Initially Hitler decapitated the SA. Using the Schutzstaffel (SS) under Himmler and the newly formed Gestapo under Göring to hunt down and murder the leadership of the SA. Estimates on how many people were killed range from a low of 85 to over 1000. Additionally, more than 1000 others were arrested. The purge wasn't entirely SA members, as any group which expressed independence from Hitler within the Nazi party was a target. Mostly though it was directed at the SA leadership.
The Night of the Long Knives was an important event in Hitlers expressing complete control of the Nazi Party and control of the German government.
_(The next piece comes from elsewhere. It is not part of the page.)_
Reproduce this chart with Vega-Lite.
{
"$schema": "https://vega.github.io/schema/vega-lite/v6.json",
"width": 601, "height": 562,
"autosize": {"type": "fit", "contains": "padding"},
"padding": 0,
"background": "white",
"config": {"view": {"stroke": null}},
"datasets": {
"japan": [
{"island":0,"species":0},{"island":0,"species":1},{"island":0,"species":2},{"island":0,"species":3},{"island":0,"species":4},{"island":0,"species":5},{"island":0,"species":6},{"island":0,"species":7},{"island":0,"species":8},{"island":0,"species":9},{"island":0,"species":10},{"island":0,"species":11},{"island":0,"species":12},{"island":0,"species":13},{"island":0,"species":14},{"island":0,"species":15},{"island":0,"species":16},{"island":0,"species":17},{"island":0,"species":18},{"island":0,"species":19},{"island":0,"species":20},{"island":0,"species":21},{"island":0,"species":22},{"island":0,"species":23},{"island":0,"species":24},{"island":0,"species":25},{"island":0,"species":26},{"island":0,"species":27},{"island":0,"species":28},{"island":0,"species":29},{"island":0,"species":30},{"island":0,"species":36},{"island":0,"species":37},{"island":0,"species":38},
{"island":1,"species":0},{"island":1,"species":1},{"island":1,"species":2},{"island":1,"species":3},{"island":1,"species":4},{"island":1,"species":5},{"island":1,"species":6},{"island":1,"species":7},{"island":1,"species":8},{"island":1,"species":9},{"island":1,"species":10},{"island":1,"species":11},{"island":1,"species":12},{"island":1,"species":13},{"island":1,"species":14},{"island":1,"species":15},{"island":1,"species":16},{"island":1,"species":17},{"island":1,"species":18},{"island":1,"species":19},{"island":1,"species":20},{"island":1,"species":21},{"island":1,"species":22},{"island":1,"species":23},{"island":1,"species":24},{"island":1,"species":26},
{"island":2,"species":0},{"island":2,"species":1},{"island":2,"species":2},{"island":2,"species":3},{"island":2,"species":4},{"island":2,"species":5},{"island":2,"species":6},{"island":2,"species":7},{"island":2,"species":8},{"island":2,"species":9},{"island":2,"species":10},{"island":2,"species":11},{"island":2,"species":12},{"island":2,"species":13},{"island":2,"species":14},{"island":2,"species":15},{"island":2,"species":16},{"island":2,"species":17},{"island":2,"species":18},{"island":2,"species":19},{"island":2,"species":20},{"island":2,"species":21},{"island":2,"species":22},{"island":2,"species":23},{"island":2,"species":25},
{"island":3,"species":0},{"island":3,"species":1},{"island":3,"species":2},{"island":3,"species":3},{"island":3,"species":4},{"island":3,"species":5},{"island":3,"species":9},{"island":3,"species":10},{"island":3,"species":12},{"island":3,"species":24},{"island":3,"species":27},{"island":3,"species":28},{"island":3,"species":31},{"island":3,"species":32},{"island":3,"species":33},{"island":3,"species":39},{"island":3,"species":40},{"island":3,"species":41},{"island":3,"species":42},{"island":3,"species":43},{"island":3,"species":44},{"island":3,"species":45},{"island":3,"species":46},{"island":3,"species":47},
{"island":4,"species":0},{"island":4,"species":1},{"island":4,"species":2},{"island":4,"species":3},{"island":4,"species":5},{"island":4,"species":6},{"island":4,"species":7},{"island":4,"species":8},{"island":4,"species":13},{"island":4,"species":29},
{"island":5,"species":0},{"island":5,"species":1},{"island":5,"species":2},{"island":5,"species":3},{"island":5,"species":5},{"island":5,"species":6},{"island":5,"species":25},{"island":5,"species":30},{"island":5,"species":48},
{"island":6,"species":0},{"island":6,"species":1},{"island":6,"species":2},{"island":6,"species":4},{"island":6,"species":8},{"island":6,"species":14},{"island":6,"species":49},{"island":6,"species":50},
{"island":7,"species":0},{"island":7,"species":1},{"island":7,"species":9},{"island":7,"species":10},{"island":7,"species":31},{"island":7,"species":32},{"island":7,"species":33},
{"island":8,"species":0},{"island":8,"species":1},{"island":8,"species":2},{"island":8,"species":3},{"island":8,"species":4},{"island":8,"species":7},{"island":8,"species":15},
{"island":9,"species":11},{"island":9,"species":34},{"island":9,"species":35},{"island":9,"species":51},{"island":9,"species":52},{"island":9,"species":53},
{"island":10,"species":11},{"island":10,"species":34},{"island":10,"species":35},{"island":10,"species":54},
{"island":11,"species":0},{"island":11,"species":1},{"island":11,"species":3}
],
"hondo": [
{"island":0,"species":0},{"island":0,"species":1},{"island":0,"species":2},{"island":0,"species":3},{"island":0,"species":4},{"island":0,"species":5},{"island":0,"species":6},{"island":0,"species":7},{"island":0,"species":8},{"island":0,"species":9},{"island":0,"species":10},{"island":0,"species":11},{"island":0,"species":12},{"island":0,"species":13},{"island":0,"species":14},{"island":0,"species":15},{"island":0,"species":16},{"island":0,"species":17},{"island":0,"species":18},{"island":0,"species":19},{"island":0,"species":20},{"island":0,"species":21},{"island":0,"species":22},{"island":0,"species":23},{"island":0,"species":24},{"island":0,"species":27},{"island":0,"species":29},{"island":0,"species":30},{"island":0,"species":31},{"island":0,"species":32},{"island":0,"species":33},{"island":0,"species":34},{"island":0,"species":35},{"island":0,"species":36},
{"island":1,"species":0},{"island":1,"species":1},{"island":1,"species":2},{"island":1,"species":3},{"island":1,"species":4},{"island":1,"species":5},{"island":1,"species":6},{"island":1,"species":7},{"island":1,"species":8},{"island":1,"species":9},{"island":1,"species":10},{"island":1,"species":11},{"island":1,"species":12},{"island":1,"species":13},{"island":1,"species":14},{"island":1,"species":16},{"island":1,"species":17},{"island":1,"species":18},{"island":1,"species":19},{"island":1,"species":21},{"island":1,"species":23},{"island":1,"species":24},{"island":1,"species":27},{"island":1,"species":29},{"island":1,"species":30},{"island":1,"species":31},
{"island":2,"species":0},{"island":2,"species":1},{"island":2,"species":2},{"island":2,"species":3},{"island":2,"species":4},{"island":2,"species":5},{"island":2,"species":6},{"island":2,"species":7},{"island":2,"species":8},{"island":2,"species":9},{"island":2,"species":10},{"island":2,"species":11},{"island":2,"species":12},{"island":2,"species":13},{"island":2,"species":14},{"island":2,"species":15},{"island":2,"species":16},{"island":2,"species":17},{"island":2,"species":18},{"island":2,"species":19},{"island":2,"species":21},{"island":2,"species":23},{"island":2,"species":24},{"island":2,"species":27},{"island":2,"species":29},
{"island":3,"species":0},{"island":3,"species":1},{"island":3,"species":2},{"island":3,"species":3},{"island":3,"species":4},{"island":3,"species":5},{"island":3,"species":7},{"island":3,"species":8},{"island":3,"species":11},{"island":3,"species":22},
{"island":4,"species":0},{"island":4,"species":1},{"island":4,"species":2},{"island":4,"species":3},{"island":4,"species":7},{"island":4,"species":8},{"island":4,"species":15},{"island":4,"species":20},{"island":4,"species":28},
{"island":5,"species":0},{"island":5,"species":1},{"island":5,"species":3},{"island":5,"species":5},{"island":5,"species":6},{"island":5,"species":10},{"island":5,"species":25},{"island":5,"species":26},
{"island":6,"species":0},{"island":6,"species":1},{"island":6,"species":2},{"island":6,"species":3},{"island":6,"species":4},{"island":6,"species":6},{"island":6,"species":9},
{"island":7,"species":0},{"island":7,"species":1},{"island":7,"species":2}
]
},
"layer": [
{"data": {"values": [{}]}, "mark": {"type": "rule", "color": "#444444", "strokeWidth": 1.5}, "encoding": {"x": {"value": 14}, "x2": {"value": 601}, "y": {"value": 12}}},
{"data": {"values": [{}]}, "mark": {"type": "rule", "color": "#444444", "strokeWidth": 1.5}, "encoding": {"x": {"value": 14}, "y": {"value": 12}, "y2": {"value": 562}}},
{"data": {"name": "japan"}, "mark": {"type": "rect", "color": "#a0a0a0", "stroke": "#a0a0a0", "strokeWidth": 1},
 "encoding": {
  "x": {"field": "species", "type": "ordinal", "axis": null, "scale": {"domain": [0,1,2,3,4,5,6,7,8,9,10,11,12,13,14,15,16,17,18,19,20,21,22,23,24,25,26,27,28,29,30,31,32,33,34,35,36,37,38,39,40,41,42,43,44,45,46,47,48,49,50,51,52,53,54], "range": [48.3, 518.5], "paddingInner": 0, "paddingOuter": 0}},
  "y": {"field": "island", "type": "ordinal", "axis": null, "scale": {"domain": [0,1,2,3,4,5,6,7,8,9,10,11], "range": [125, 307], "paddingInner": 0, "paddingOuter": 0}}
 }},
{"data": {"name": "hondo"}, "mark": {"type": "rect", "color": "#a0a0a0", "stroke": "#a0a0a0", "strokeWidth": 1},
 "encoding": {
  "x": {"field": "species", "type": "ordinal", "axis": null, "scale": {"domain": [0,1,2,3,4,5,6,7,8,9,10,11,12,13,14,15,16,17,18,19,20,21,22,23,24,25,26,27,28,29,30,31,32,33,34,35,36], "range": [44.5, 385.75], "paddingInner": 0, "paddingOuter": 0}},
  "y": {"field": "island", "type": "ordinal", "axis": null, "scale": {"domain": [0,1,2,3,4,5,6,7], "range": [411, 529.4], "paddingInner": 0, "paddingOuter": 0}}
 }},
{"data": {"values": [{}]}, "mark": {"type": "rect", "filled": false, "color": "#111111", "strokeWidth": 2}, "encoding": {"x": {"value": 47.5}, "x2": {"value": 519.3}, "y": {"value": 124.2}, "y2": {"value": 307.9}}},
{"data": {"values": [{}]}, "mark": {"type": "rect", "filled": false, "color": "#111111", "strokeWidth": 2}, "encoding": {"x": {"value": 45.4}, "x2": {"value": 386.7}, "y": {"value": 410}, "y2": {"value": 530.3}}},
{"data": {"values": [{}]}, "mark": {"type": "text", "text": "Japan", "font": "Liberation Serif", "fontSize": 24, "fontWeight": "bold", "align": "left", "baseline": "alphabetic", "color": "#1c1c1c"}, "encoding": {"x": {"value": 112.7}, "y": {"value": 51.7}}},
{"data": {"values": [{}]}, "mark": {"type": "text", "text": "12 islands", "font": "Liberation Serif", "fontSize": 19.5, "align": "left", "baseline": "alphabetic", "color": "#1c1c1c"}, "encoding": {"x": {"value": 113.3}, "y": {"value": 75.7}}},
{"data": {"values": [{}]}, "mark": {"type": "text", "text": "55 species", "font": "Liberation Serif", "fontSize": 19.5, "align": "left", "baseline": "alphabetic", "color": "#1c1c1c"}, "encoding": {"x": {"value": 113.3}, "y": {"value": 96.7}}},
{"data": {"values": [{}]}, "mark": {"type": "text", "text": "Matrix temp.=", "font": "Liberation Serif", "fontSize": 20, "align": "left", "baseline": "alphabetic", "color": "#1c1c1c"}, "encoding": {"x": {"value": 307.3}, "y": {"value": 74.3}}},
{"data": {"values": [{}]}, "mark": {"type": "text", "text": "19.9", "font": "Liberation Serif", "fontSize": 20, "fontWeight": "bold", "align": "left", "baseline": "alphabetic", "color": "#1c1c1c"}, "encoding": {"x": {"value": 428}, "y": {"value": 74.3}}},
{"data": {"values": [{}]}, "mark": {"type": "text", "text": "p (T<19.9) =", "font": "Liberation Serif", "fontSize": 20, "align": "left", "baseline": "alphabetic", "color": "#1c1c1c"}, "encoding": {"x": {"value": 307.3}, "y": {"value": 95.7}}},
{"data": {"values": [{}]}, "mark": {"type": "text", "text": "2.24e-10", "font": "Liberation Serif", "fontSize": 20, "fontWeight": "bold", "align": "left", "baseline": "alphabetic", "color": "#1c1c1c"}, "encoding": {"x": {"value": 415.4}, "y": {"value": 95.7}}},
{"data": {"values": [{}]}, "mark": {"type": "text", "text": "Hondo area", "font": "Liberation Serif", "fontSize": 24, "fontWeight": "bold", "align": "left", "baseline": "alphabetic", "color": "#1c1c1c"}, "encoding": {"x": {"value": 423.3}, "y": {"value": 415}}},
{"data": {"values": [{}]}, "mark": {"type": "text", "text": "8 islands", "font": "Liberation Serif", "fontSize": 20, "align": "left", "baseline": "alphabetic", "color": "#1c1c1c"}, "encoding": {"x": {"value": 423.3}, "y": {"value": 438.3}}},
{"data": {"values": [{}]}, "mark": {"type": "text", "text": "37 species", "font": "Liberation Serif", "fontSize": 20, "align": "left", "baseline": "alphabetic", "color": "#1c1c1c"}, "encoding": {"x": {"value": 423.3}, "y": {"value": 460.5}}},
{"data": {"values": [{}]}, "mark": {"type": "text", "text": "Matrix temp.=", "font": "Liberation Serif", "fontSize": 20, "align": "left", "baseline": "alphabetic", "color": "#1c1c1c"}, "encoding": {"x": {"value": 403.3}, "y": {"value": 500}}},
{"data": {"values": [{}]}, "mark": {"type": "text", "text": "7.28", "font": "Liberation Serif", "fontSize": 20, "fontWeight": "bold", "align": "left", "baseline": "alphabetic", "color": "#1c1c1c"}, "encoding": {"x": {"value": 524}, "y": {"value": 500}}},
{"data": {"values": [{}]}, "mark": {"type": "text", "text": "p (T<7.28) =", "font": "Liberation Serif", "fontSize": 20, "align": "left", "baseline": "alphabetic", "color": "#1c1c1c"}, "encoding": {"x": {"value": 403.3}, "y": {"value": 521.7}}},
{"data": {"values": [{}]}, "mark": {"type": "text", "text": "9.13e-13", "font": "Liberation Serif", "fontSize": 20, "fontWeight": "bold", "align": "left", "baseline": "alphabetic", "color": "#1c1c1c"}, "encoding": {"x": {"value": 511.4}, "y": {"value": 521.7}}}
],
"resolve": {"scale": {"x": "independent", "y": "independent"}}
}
It was the event which made Hitler the undisputed leader and sole voice for both.
After the Purge, Hitler proclaimed the murders and arrests had taken place because Röhm and the SA had conspired to seize power. Hitler appointed new leadership (Viktor Lutze) to the now out of favor SA, and it's membership plummeted. Within a year of the purge their membership was down to 40% of it's pre-purge size. The new smaller organization was used in the coming years as the primary organization to attack Germany's Jewish population. They played a key role in Kristallnacht (Crystal Night) where thousands of Jewish stores, homes and cemeteries were vandalized, most of Germany's synagogues were burned, and 30,000 Jewish men were rounded up and taken to concentration camps.
Diger Asked
How big was the SS at that point? You wrote that the SA was under the command of Viktor Lutze after the purge, but when was it under Himmler's command? I thought Himmler was the head of SS + SA?
Himmler never commanded the SA. He commanded the SS and even the Gestopo after Goring. The SA continued on as a lesser organization. They lost most of their membership to service in the army. Late in the war their was an attempt create a military branch similar to the Waffen-SS; the Feldherrnhalle SA-Panzergrenadier Division, 1944-1945. They eventually surrendered to the US Army, who turned them over to the Soviet Red Army. – J
@Zebrafish and Diger.. January 30, 1933, SS membership had increased to over 50,000; up from 300 when Himmler took command of them in Jan 6, 1929. How were they so effective against the much larger SA? Organization, surprise, familiarity with the SA, superior discipline and ruthlessness; all allowed the SS to pick out the key personnel in the SA to make a difference. Himmler didn't attack 3 million SA members, He attacked just a few thousand higher ups( up to 1000 murdered, thousands more arrested). That and Hitler's denouncement paralyzed the SA, which wasn't really known for their own organizational skills but their thuggish street brawling behavior. Ultimately Hitler used the SA's own command structure against them. He appointed new leaders for the ones he dispatched and just assumed control of the entire organization. Then they managed them into obscurity.